Rachel-Flore Pardo | Tout à fait. C’est précisément parce qu’il n’est pas menacé aujourd’hui que notre génération a cette responsabilité de le sanctuariser en l’inscrivant dans la Constitution française. Quand il sera menacé, il sera trop tard.

Karen Noblinski | Je voudrais terminer en insistant sur un point. Il faut protéger aujourd’hui en France bien sûr l’exercice de ce droit, mais aussi sa mise en œuvre. Il faut que, de façon homogène sur le territoire, les femmes, quel que soit l’endroit où elles vivent, les informations qu’elles ont reçues, aient connaissance du délai de quatorze semaines qu’elles ont pour recourir, qu’elles aient connaissance des points de planning familiaux, qu’elles puissent savoir vers quel médecin se tourner parce que, parfois, ce délai est dépassé et ça force certaines femmes à aller à l’étranger et parfois même à se retrouver dans des situations où l’avortement se fera clandestinement.
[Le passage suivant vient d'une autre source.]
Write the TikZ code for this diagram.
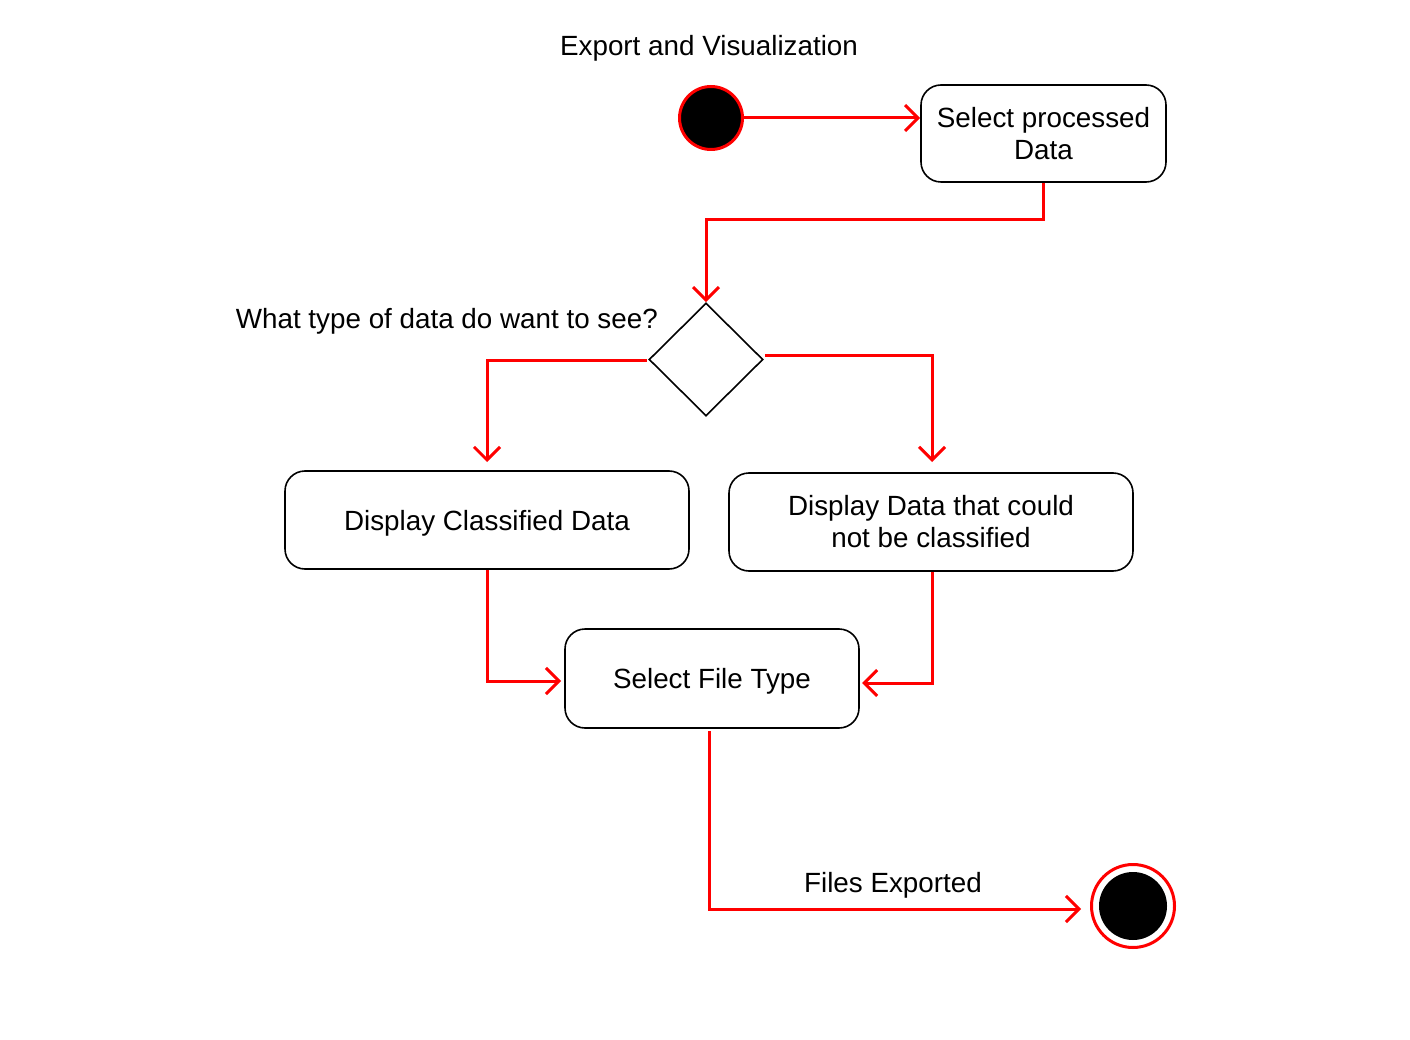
\documentclass[tikz,border=0pt]{standalone}
\usepackage{fontspec}
\setmainfont{Liberation Sans}
\usetikzlibrary{arrows.meta,shapes.geometric}
\begin{document}
\begin{tikzpicture}[x=1pt,y=-1pt,
  every node/.style={font=\fontsize{27.8}{32}\selectfont},
  act/.style={draw=black,line width=1.6pt,rounded corners=20pt,align=center,inner sep=0pt},
  oneline/.style={text depth=0pt},
  flow/.style={draw=red,line width=3pt,-{Straight Barb[length=13pt,width=26pt,line width=3pt]}},
  lbl/.style={inner sep=0pt}]
\useasboundingbox (0,0) rectangle (1410,1040);
% start
\node[circle,draw=red,fill=black,line width=3pt,minimum size=63pt,inner sep=0pt] (start) at (711,118) {};
\node[lbl] (title) at (709,48) {Export and Visualization};
% boxes
\node[act,minimum width=245pt,minimum height=97pt] (sel) at (1043.5,133.5) {Select processed\\Data};
\node[diamond,draw=black,line width=1.6pt,minimum width=114pt,minimum height=113pt,inner sep=0pt] (dec) at (706,359.5) {};
\node[lbl,anchor=east] (q) at (658,321) {What type of data do want to see?};
\node[act,oneline,minimum width=404pt,minimum height=98pt] (cls) at (487,520) {Display Classified Data};
\node[act,minimum width=404pt,minimum height=98pt] (ncls) at (931,522) {Display Data that could\\not be classified};
\node[act,oneline,minimum width=294pt,minimum height=99pt] (ft) at (712,678.5) {Select File Type};
% end
\node[circle,draw=red,line width=3pt,minimum size=83pt,inner sep=0pt] (end) at (1133,906) {};
\node[circle,fill=black,minimum size=68pt,inner sep=0pt] (endin) at (1133,906) {};
\node[lbl] (fe) at (893,885) {Files Exported};
% coordinates
\coordinate (a1) at (1043.5,220);
\coordinate (a2) at (706,220);
\coordinate (b0) at (647,360);
\coordinate (b1) at (487,360);
\coordinate (b2) at (487,462);
\coordinate (c0) at (765,355);
\coordinate (c1) at (932,355);
\coordinate (c2) at (932,462);
\coordinate (d1) at (487,681);
\coordinate (d2) at (561,681);
\coordinate (e1) at (932,683);
\coordinate (e2) at (862,683);
\coordinate (f0) at (709,731);
\coordinate (f1) at (709,909);
\coordinate (f2) at (1081,909);
% edges
\draw[flow] (start.east) -- (sel.west |- start.east);
\draw[flow] (sel.south) -- (a1) -- (a2) -- (dec.north);
\draw[flow] (b0) -- (b1) -- (b2);
\draw[flow] (c0) -- (c1) -- (c2);
\draw[flow] (cls.south -| b1) -- (d1) -- (d2);
\draw[flow] (ncls.south -| c1) -- (e1) -- (e2);
\draw[flow] (f0) -- (f1) -- (f2);
\end{tikzpicture}
\end{document}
Interdire le droit à l’avortement ne limitera jamais véritablement le recours à l’IVG. Les femmes ont un droit sur leur corps et si ça doit être fait clandestinement, certaines femmes vont y recourir quand même. C’est ce qui met en péril leur santé mentale et physique. C’est pourquoi il faut insister sur cette prévention et cette sensibilisation pour qu’elles aient en main la connaissance de leurs droits et de la façon dont elles pourront les mettre en avant.